__Exercise requirements__
Extract the lines from the first one in the records below through the line containing "var years = ['2020', '2021'];", keeping both ends and leaving out any pictures.

--- Start Data supplied ---

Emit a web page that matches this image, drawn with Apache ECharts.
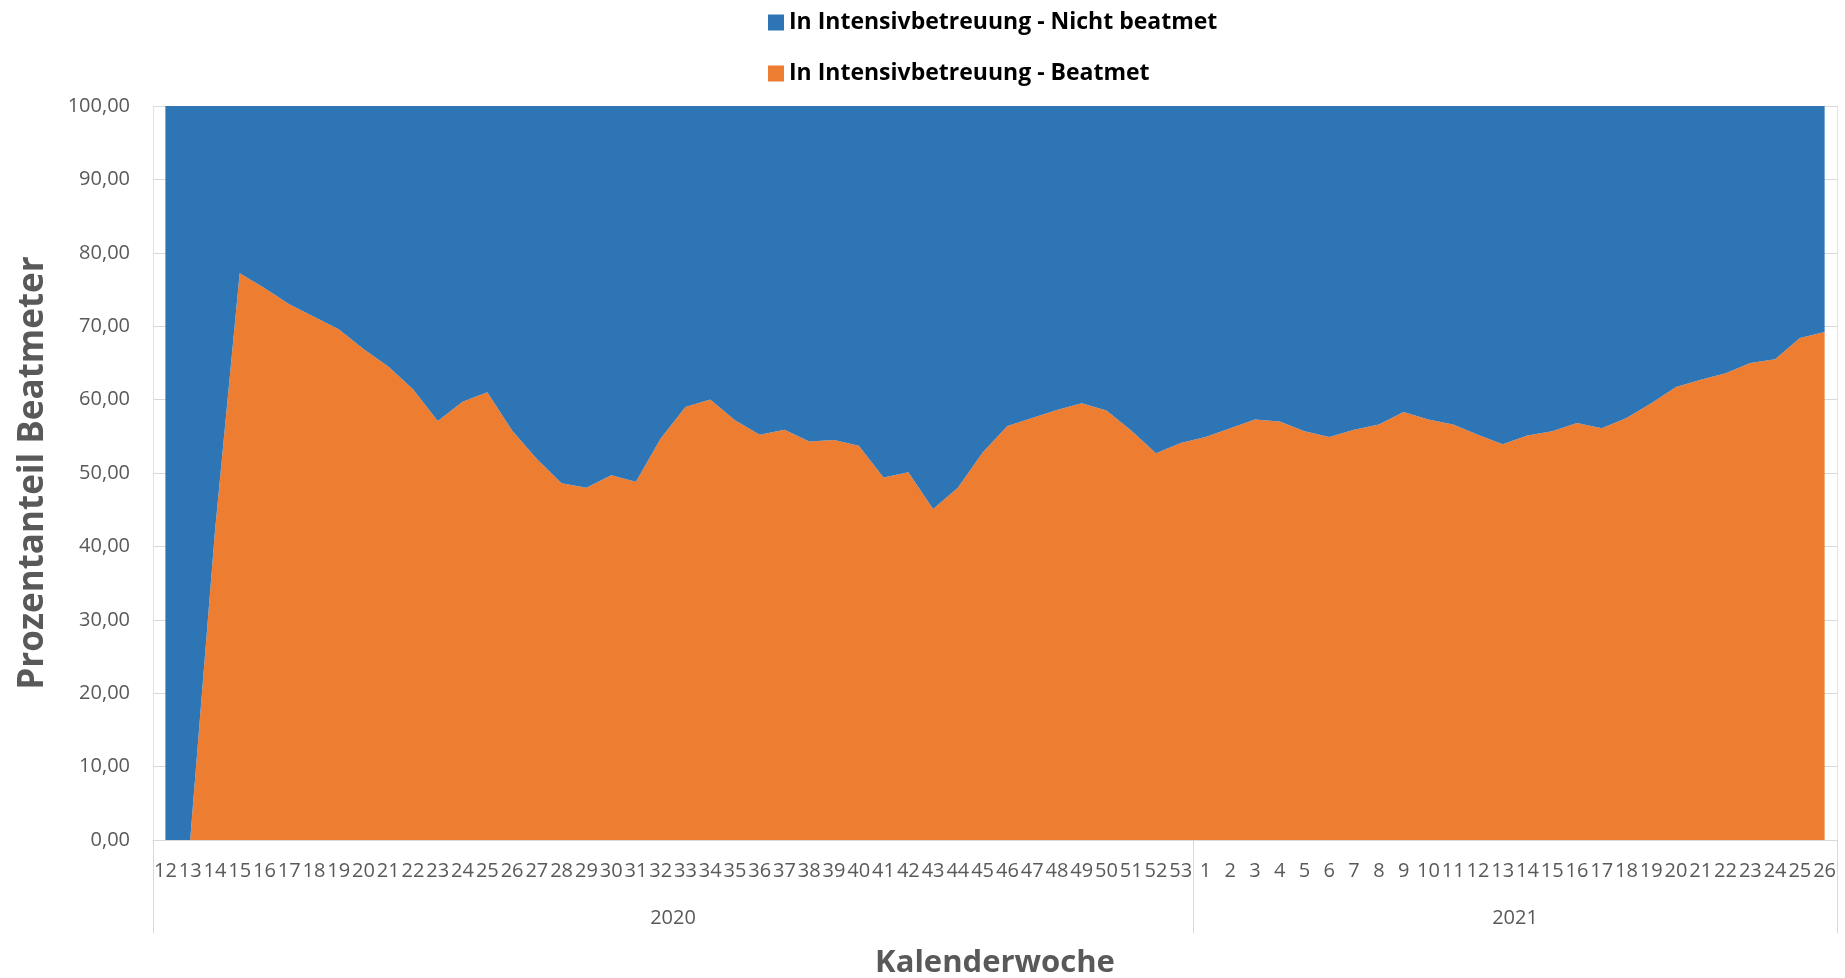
<!DOCTYPE html>
<html>

<head>
  <meta charset="utf-8">
  <script src="https://cdn.jsdelivr.net/npm/echarts@6/dist/echarts.min.js"></script>
</head>

<style>
  html, body {
    margin: 0;
    width: 100%;
    height: 100%;
    background: #fff;
  }
</style>

<body>
  <div id="main" style="width: 1845px;height:978px;"></div>

  <script>
    // Kalenderwochen
    var weeks2020 = ['12', '13', '14', '15', '16', '17', '18', '19', '20', '21', '22', '23', '24', '25', '26', '27',
      '28', '29', '30', '31', '32', '33', '34', '35', '36', '37', '38', '39', '40', '41', '42', '43', '44', '45',
      '46', '47', '48', '49', '50', '51', '52', '53'];
    var weeks2021 = ['1', '2', '3', '4', '5', '6', '7', '8', '9', '10', '11', '12', '13', '14', '15', '16', '17',
      '18', '19', '20', '21', '22', '23', '24', '25', '26'];
    var years = ['2020', '2021'];

    // Anteil in Prozent
    var beatmet = [0, 0, 42, 77.2, 75.2, 73.0, 71.3, 69.6, 66.9, 64.5, 61.4, 57.1, 59.7, 61.0, 55.8, 51.9,
      48.6, 48.0, 49.7, 48.8, 54.7, 59.0, 60.0, 57.2, 55.2, 55.9, 54.3, 54.5, 53.7, 49.4, 50.1, 45.1, 48.0, 52.8,
      56.4, 57.5, 58.6, 59.5, 58.5, 55.8, 52.7, 54.1,
      54.9, 56.1, 57.3, 57.0, 55.7, 54.9, 55.9, 56.6, 58.3, 57.3, 56.6, 55.2, 53.9, 55.1, 55.7, 56.8, 56.1,
      57.5, 59.5, 61.7, 62.7, 63.6, 65.0, 65.5, 68.4, 69.2];
    var nichtBeatmet = [100, 100, 58, 22.8, 24.8, 27.0, 28.7, 30.4, 33.1, 35.5, 38.6, 42.9, 40.3, 39.0, 44.2, 48.1,
      51.4, 52.0, 50.3, 51.2, 45.3, 41.0, 40.0, 42.8, 44.8, 44.1, 45.7, 45.5, 46.3, 50.6, 49.9, 54.9, 52.0, 47.2,
      43.6, 42.5, 41.4, 40.5, 41.5, 44.2, 47.3, 45.9,
      45.1, 43.9, 42.7, 43.0, 44.3, 45.1, 44.1, 43.4, 41.7, 42.7, 43.4, 44.8, 46.1, 44.9, 44.3, 43.2, 43.9,
      42.5, 40.5, 38.3, 37.3, 36.4, 35.0, 34.5, 31.6, 30.8];

    var categories = weeks2020.concat(weeks2021);
    var n2020 = weeks2020.length;
    var nAll = categories.length;

    var grey = '#595959';
    var font = 'Open Sans';

    var myChart = echarts.init(document.getElementById('main'));

    var option = {
      animation: false,
      color: ['#ED7D31', '#2E75B6'],
      legend: {
        orient: 'vertical',
        left: 763,
        top: 6,
        itemWidth: 16,
        itemHeight: 16,
        itemGap: 28,
        itemTextGap: 7,
        icon: 'rect',
        data: ['In Intensivbetreuung - Nicht beatmet', 'In Intensivbetreuung - Beatmet'],
        textStyle: {
          fontFamily: font,
          fontWeight: 'bold',
          fontSize: 23,
          lineHeight: 23,
          color: '#000'
        }
      },
      grid: {
        left: 153,
        right: 8,
        top: 106,
        bottom: 138,
        outerBoundsMode: 'none'
      },
      xAxis: [{
        type: 'category',
        data: categories,
        boundaryGap: true,
        name: 'Kalenderwoche',
        nameLocation: 'middle',
        nameGap: 108,
        nameTextStyle: {
          fontFamily: font,
          fontWeight: 'bold',
          fontSize: 31,
          color: grey
        },
        axisLine: { show: true, lineStyle: { color: '#d9d9d9', width: 1 } },
        axisTick: { show: false },
        axisLabel: {
          interval: 0,
          margin: 21,
          fontFamily: font,
          fontSize: 20,
          color: grey
        },
        z: 5
      }, {
        // Jahresebene
        type: 'value',
        position: 'bottom',
        min: 0,
        max: nAll,
        axisLine: { show: false },
        splitLine: { show: false },
        axisTick: {
          show: true,
          length: 93,
          customValues: [0, n2020, nAll],
          lineStyle: { color: '#d9d9d9' }
        },
        axisLabel: {
          margin: 68,
          customValues: [n2020 / 2, n2020 + (nAll - n2020) / 2],
          formatter: function (v) {
            return v < n2020 ? years[0] : years[1];
          },
          fontFamily: font,
          fontSize: 20,
          color: grey
        }
      }],
      yAxis: [{
        type: 'value',
        min: 0,
        max: 100,
        interval: 10,
        name: 'Prozentanteil Beatmeter',
        nameLocation: 'middle',
        nameGap: 102,
        nameTextStyle: {
          fontFamily: font,
          fontWeight: 'bold',
          fontSize: 35,
          color: grey
        },
        axisLine: { show: true, lineStyle: { color: '#dce3ef' } },
        axisTick: { show: false },
        splitLine: { lineStyle: { color: '#d9d9d9' } },
        axisLabel: {
          margin: 23,
          fontFamily: font,
          fontSize: 20,
          color: grey,
          formatter: function (v) {
            return v.toFixed(2).replace('.', ',');
          }
        }
      }, {
        type: 'value',
        position: 'right',
        min: 0,
        max: 100,
        axisLine: { show: true, lineStyle: { color: '#dce3ef' } },
        axisTick: { show: false },
        axisLabel: { show: false },
        splitLine: { show: false }
      }],
      series: [{
        name: 'In Intensivbetreuung - Beatmet',
        type: 'line',
        stack: 'total',
        data: beatmet,
        showSymbol: false,
        lineStyle: { width: 0 },
        areaStyle: { opacity: 1 }
      }, {
        name: 'In Intensivbetreuung - Nicht beatmet',
        type: 'line',
        stack: 'total',
        data: nichtBeatmet,
        showSymbol: false,
        lineStyle: { width: 0 },
        areaStyle: { opacity: 1 }
      }]
    };

    myChart.setOption(option);
  </script>
</body>

</html>
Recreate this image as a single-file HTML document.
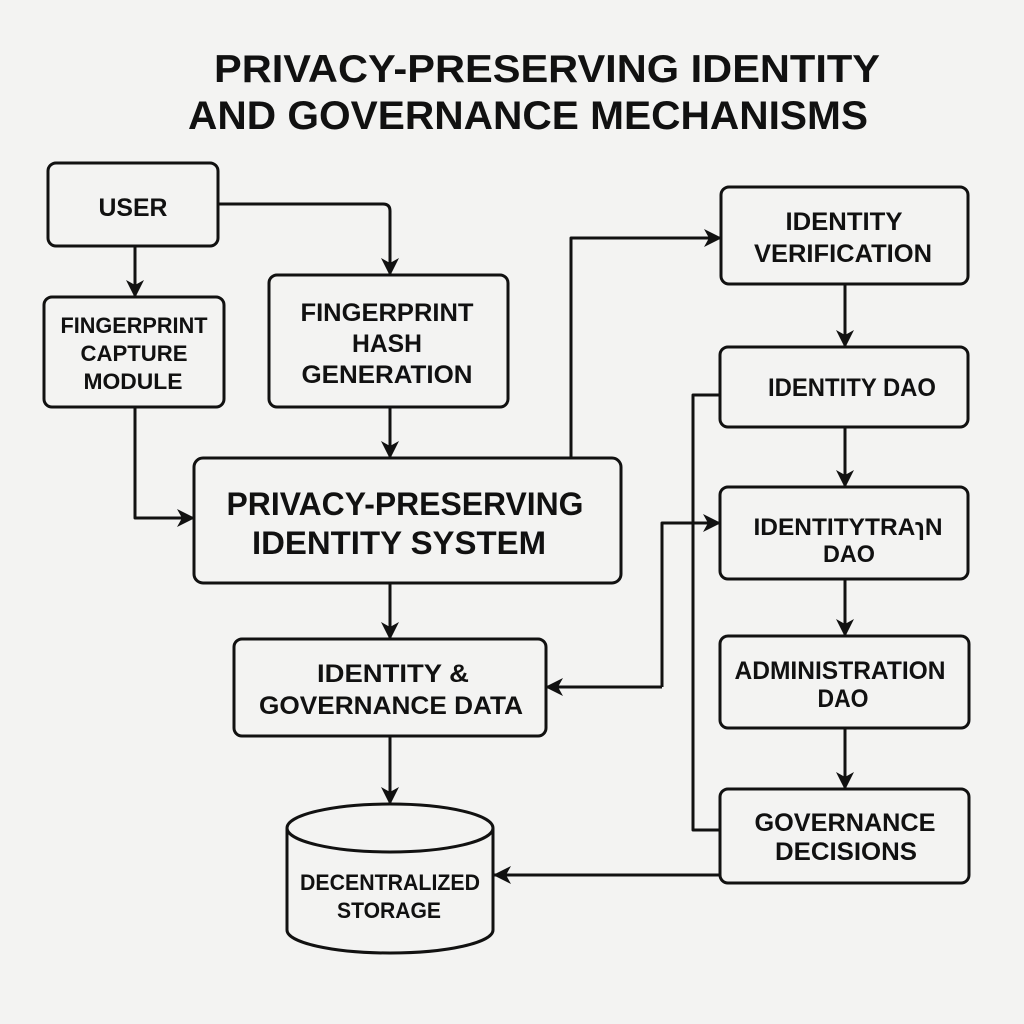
<!DOCTYPE html>
<html><head><meta charset="utf-8"><style>
html,body{margin:0;padding:0;background:#f3f3f2;}
svg{display:block}
text{font-family:"Liberation Sans","DejaVu Sans",sans-serif;font-weight:bold;fill:#111;text-anchor:middle}
</style></head><body>
<svg width="1024" height="1024" viewBox="0 0 1024 1024" xmlns="http://www.w3.org/2000/svg">
<defs>
<marker id="a" viewBox="0 0 18 18" refX="17" refY="9" markerWidth="18" markerHeight="18" markerUnits="userSpaceOnUse" orient="auto">
<path d="M0,0 L18,9 L0,18 L5,9 z" fill="#111"/>
</marker>
</defs>
<rect width="1024" height="1024" fill="#f3f3f2"/>

<!-- Title -->
<text x="547" y="82" font-size="39" textLength="666" lengthAdjust="spacingAndGlyphs">PRIVACY-PRESERVING IDENTITY</text>
<text x="528" y="129" font-size="40" textLength="680" lengthAdjust="spacingAndGlyphs">AND GOVERNANCE MECHANISMS</text>

<g fill="none" stroke="#111" stroke-width="3" stroke-linejoin="round">
<!-- boxes -->
<rect x="48" y="163" width="170" height="83" rx="8"/>
<rect x="44" y="297" width="180" height="110" rx="8"/>
<rect x="269" y="275" width="239" height="132" rx="8"/>
<rect x="194" y="458" width="427" height="125" rx="9"/>
<rect x="721" y="187" width="247" height="97" rx="8"/>
<rect x="720" y="347" width="248" height="80" rx="8"/>
<rect x="720" y="487" width="248" height="92" rx="8"/>
<rect x="234" y="639" width="312" height="97" rx="8"/>
<rect x="720" y="636" width="249" height="92" rx="8"/>
<rect x="720" y="789" width="249" height="94" rx="8"/>

<!-- connectors -->
<path d="M135,246 L135,297" marker-end="url(#a)"/>
<path d="M218,204 L383,204 Q390,204 390,211 L390,275" marker-end="url(#a)"/>
<path d="M135,407 L135,518 L194,518" marker-end="url(#a)"/>
<path d="M390,407 L390,458" marker-end="url(#a)"/>
<path d="M571,458 L571,238 L721,238" marker-end="url(#a)"/>
<path d="M845,284 L845,347" marker-end="url(#a)"/>
<path d="M845,427 L845,487" marker-end="url(#a)"/>
<path d="M845,579 L845,636" marker-end="url(#a)"/>
<path d="M845,728 L845,789" marker-end="url(#a)"/>
<path d="M720,395 L693,395 L693,830 L720,830"/>
<path d="M662,687 L662,523 L720,523" marker-end="url(#a)"/>
<path d="M662,687 L546,687" marker-end="url(#a)"/>
<path d="M390,583 L390,639" marker-end="url(#a)"/>
<path d="M390,736 L390,804" marker-end="url(#a)"/>
<path d="M720,875 L494,875" marker-end="url(#a)"/>

<!-- cylinder -->
<path d="M287,828 L287,930 A103,23 0 0 0 493,930 L493,828" fill="#f3f3f2"/>
<ellipse cx="390" cy="828" rx="103" ry="24" fill="#f3f3f2"/>
</g>

<!-- labels -->
<text x="133" y="216" font-size="25" textLength="69" lengthAdjust="spacingAndGlyphs">USER</text>

<text x="134" y="333" font-size="22" textLength="147" lengthAdjust="spacingAndGlyphs">FINGERPRINT</text>
<text x="134" y="361" font-size="22" textLength="107" lengthAdjust="spacingAndGlyphs">CAPTURE</text>
<text x="133" y="389" font-size="22" textLength="99" lengthAdjust="spacingAndGlyphs">MODULE</text>

<text x="387" y="321" font-size="25" textLength="173" lengthAdjust="spacingAndGlyphs">FINGERPRINT</text>
<text x="387" y="352" font-size="25" textLength="70" lengthAdjust="spacingAndGlyphs">HASH</text>
<text x="387" y="383" font-size="25" textLength="171" lengthAdjust="spacingAndGlyphs">GENERATION</text>

<text x="405" y="515" font-size="32" textLength="357" lengthAdjust="spacingAndGlyphs">PRIVACY-PRESERVING</text>
<text x="399" y="554" font-size="32" textLength="294" lengthAdjust="spacingAndGlyphs">IDENTITY SYSTEM</text>

<text x="844" y="230" font-size="25" textLength="117" lengthAdjust="spacingAndGlyphs">IDENTITY</text>
<text x="843" y="262" font-size="25" textLength="178" lengthAdjust="spacingAndGlyphs">VERIFICATION</text>

<text x="852" y="396" font-size="25" textLength="168" lengthAdjust="spacingAndGlyphs">IDENTITY DAO</text>

<text x="848" y="535" font-size="24" textLength="189" lengthAdjust="spacingAndGlyphs">IDENTITYTRAɿN</text>
<text x="849" y="562" font-size="24" textLength="52" lengthAdjust="spacingAndGlyphs">DAO</text>

<text x="393" y="682" font-size="25" textLength="152" lengthAdjust="spacingAndGlyphs">IDENTITY &amp;</text>
<text x="391" y="714" font-size="25" textLength="264" lengthAdjust="spacingAndGlyphs">GOVERNANCE DATA</text>

<text x="840" y="679" font-size="25" textLength="211" lengthAdjust="spacingAndGlyphs">ADMINISTRATION</text>
<text x="843" y="707" font-size="25" textLength="51" lengthAdjust="spacingAndGlyphs">DAO</text>

<text x="845" y="831" font-size="25" textLength="181" lengthAdjust="spacingAndGlyphs">GOVERNANCE</text>
<text x="846" y="860" font-size="25" textLength="142" lengthAdjust="spacingAndGlyphs">DECISIONS</text>

<text x="390" y="890" font-size="22" textLength="180" lengthAdjust="spacingAndGlyphs">DECENTRALIZED</text>
<text x="389" y="918" font-size="22" textLength="104" lengthAdjust="spacingAndGlyphs">STORAGE</text>
</svg>
</body></html>
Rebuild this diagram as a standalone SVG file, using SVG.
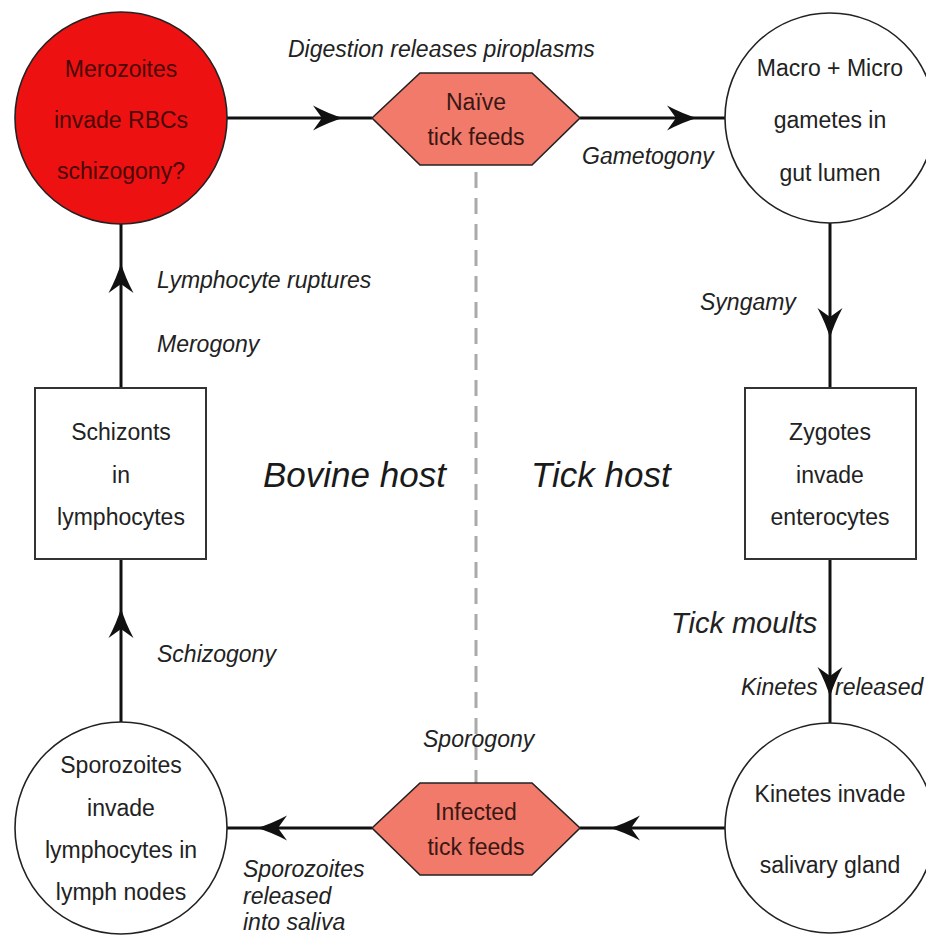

--- End Data supplied ---

__Final result__
Emit a web page that matches this image, drawn with Apache ECharts.
<!DOCTYPE html>
<html>

<head>
  <meta charset="utf-8">
  <script src="https://cdn.jsdelivr.net/npm/echarts@6/dist/echarts.min.js"></script>
</head>

<style>
  html, body {
    margin: 0;
    width: 100%;
    height: 100%;
    background: #fff;
  }
</style>

<body>
  <div id="main" style="width: 1845px;height:978px;"></div>

  <script>
    // Kalenderwochen
    var weeks2020 = ['12', '13', '14', '15', '16', '17', '18', '19', '20', '21', '22', '23', '24', '25', '26', '27',
      '28', '29', '30', '31', '32', '33', '34', '35', '36', '37', '38', '39', '40', '41', '42', '43', '44', '45',
      '46', '47', '48', '49', '50', '51', '52', '53'];
    var weeks2021 = ['1', '2', '3', '4', '5', '6', '7', '8', '9', '10', '11', '12', '13', '14', '15', '16', '17',
      '18', '19', '20', '21', '22', '23', '24', '25', '26'];
    var years = ['2020', '2021'];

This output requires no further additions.